Togo: Parlamentswahl inmitten der Angst
20. Dezember 2018Die Drohungen kommen per WhatsApp. Seit Tagen kursieren in Togo anonyme Botschaften, die über Messenger-Dienste und Soziale Netzwerke verbreitet werden. Bleibt am Wahltag lieber zuhause, heißt es in den Botschaften, es könnte eine Gewaltwelle geben, deckt euch mit Lebensmitteln ein. "Das Leben geht normal weiter, aber man spürt eine große Spannung”, berichtet DW-Reporter Kossivi Tiassou aus der Hauptstadt Lomé.
Unklar ist, wer hinter den Drohbotschaften steckt. Die Regierung ruft die Bevölkerung auf, Ruhe zu bewahren und zur Wahl zu gehen. "Auf den Straßen sind Soldaten und Militärs zu sehen", sagt DW-Reporter Tiassou. Am Wahltag sollen laut Regierung mehr als 8.000 Polizisten im Einsatz sein.

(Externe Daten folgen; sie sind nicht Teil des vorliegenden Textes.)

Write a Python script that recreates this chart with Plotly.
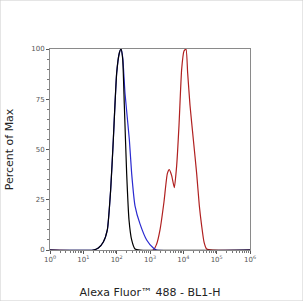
import plotly.graph_objects as go

# log10 fluorescence positions and percent-of-max values
black_log = [0, 1.3, 1.45, 1.6, 1.72, 1.82, 1.9, 2.0, 2.08, 2.13, 2.18, 2.23, 2.3, 2.37, 2.45, 2.55, 2.7, 6]
black_pct = [0, 0, 1, 4, 10, 30, 55, 88, 98, 100, 95, 72, 38, 15, 5, 0.5, 0, 0]

blue_log = [0, 1.3, 1.45, 1.6, 1.72, 1.82, 1.9, 2.0, 2.08, 2.13, 2.18, 2.25, 2.38, 2.45, 2.55, 2.7, 2.9, 3.1, 3.2, 6]
blue_pct = [0, 0, 1, 4, 10, 30, 55, 88, 98, 100, 96, 78, 55, 38, 22, 13, 5, 1, 0, 0]

red_log = [0, 3.1, 3.2, 3.3, 3.42, 3.52, 3.58, 3.65, 3.73, 3.8, 3.87, 3.95, 4.02, 4.08, 4.13, 4.2, 4.3, 4.4, 4.48, 4.55, 4.62, 4.7, 6]
red_pct = [0, 0, 3, 10, 24, 38, 40, 37, 31, 42, 62, 90, 99, 100, 88, 72, 55, 38, 22, 12, 4, 0.5, 0]

x_tickvals = [1, 10, 100, 1000, 10000, 100000, 1000000]
x_ticktext = ["10<sup>0</sup>", "10<sup>1</sup>", "10<sup>2</sup>", "10<sup>3</sup>",
              "10<sup>4</sup>", "10<sup>5</sup>", "10<sup>6</sup>"]
x_minorvals = [m * d for d in x_tickvals[:-1] for m in range(2, 10)]
y_tickvals = [0, 25, 50, 75, 100]

fig = go.Figure()
for lg, pc, col in [(red_log, red_pct, "#b02020"), (blue_log, blue_pct, "#2a2ad0"), (black_log, black_pct, "#000000")]:
    fig.add_trace(go.Scatter(x=[10 ** v for v in lg], y=pc, mode="lines",
                             line=dict(color=col, width=1.2, shape="spline", smoothing=0.5),
                             hoverinfo="skip", showlegend=False))

axis_common = dict(showline=True, linecolor="#8a8a8a", linewidth=1, mirror=True,
                   showgrid=False, zeroline=False, ticks="outside", ticklen=3, automargin=False,
                   tickcolor="#555555", tickfont=dict(size=7, color="#555555", family="DejaVu Sans"))

fig.update_xaxes(type="log", range=[0, 6], tickmode="array", tickvals=x_tickvals, ticktext=x_ticktext,
                 minor=dict(ticks="outside", ticklen=2, tickmode="array", tickvals=x_minorvals,
                            tickcolor="#777777", showgrid=False),
                 title=dict(text="Alexa Fluor™ 488 - BL1-H", font=dict(size=11, color="#222222", family="DejaVu Sans"), standoff=24),
                 **axis_common)
fig.update_yaxes(range=[0, 100], tickvals=y_tickvals,
                 minor=dict(ticks="outside", ticklen=2, dtick=5, tickcolor="#777777", showgrid=False),
                 title=dict(text="Percent of Max", font=dict(size=11, color="#222222", family="DejaVu Sans"), standoff=15),
                 **axis_common)

fig.update_layout(width=303, height=301, margin=dict(l=50, r=53, t=49, b=51),
                  paper_bgcolor="white", plot_bgcolor="white")
fig.add_shape(type="rect", xref="paper", yref="paper", x0=-50/200, x1=1+53/200, y0=-51/201, y1=1+49/201,
              line=dict(color="#cccccc", width=1))
fig.write_html("out.html")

Togo steckt tief in der Krise
Auch ohne Drohbotschaften ist die Angst vor Gewalt groß. Erst vor wenigen Tagen starben vier Menschen bei Zusammenstößen zwischen Demonstranten und Sicherheitskräften. Eine Koalition aus 14 Oppositionsparteien, die sich C14 nennt, boykottiert die Wahl. Sie sei "eine Farce" schimpfte C14-Koordinatorin Brigitte Abjamagbo-Johnson in einem lokalen Radiosender. Die Mehrheit der 850 Kandidaten, die um die 91 Parlamentssitze konkurrieren, gehören zur Staatspartei UNIR oder mit ihr verbündeten kleineren Oppositionsgruppen.
Die C14 fordern, die Abstimmung zu verschieben und zunächst Reformen durchzusetzen. Togo steckt schon seit 2017 in der Krise, verschiedene Oppositionsparteien hatten damals zu Massenprotesten gegen Staatschef Faure Gnassingbé aufgerufen. Der ließ die Proteste blutig niederschlagen, mehr als 20 Menschen starben. Familie Gnassingbé regiert das Land bereits seit über 50 Jahren mit eiserner Hand. Schon Vater Eyadéma war jahrzehntelang Präsident, nach seinem Tod 2005 hievte sich der Sohn mithilfe des Militärs an die Macht.
Die Opposition macht den Staatschef für die grassierende Armut und Korruption im Land verantwortlich - aber auch für den Druck auf kritische Medien und die Opposition. Sie fordert eine Verfassungsänderung, damit Gnassingbé nicht mehr als Präsident antreten kann.
Eigentor der Opposition?
"Es herrscht eine ungeheure Spannung im Land", sagt auch Hanza Diman, Togo-Experte der Universität Bayreuth zur Deutschen Welle. Versuche der westafrikanischen Staatengemeinschaft ECOWAS, in der Krise zu vermitteln, scheiterten. Zwar liegen Reformvorschläge auf dem Tisch, die nun vom Parlament beschlossen werden müssen. Die Regierung schlägt unter anderem vor, dass künftige Präsidenten nur zwei Amtszeiten regieren dürfen. Doch für Amtsinhaber Gnassingbé soll die Regelung nicht gelten.
Der Wahlboykott könnte der Opposition möglicherweise selbst schaden. "Durch den Oppositionsboykott wird die Regierung mit großer Sicherheit eine große Mehrheit gewinnen und damit genug Stimmen im Parlament haben, um die Reformen so durchzusetzen, wie sie es will. Wenn die Opposition damit nicht einverstanden ist, wird die politische Krise aber weitergehen", sagt Paul Melly, Westafrika-Experte der britischen Denkfabrik Chatham House im DW-Interview.
Doch eine Fortsetzung der Krise könnte schlimme Folgen haben. Arbeitsplätze sind im bettelarmen Togo Mangelware. Außer Phosphor gibt es keine nennenswerten Exportprodukte. Gerne würde das Land mehr Investitionen aus dem Ausland gewinnen, was in der aktuellen Lage fast unmöglich ist. "Wenn die Situation so weitergeht wie bisher, wird es für ausländische Investoren schwierig. Jeder, der eine größere Investition plant, gerade im armen Landesinneren von Togo, möchte ein stabiles und friedliches politisches Umfeld", so Paul Melly.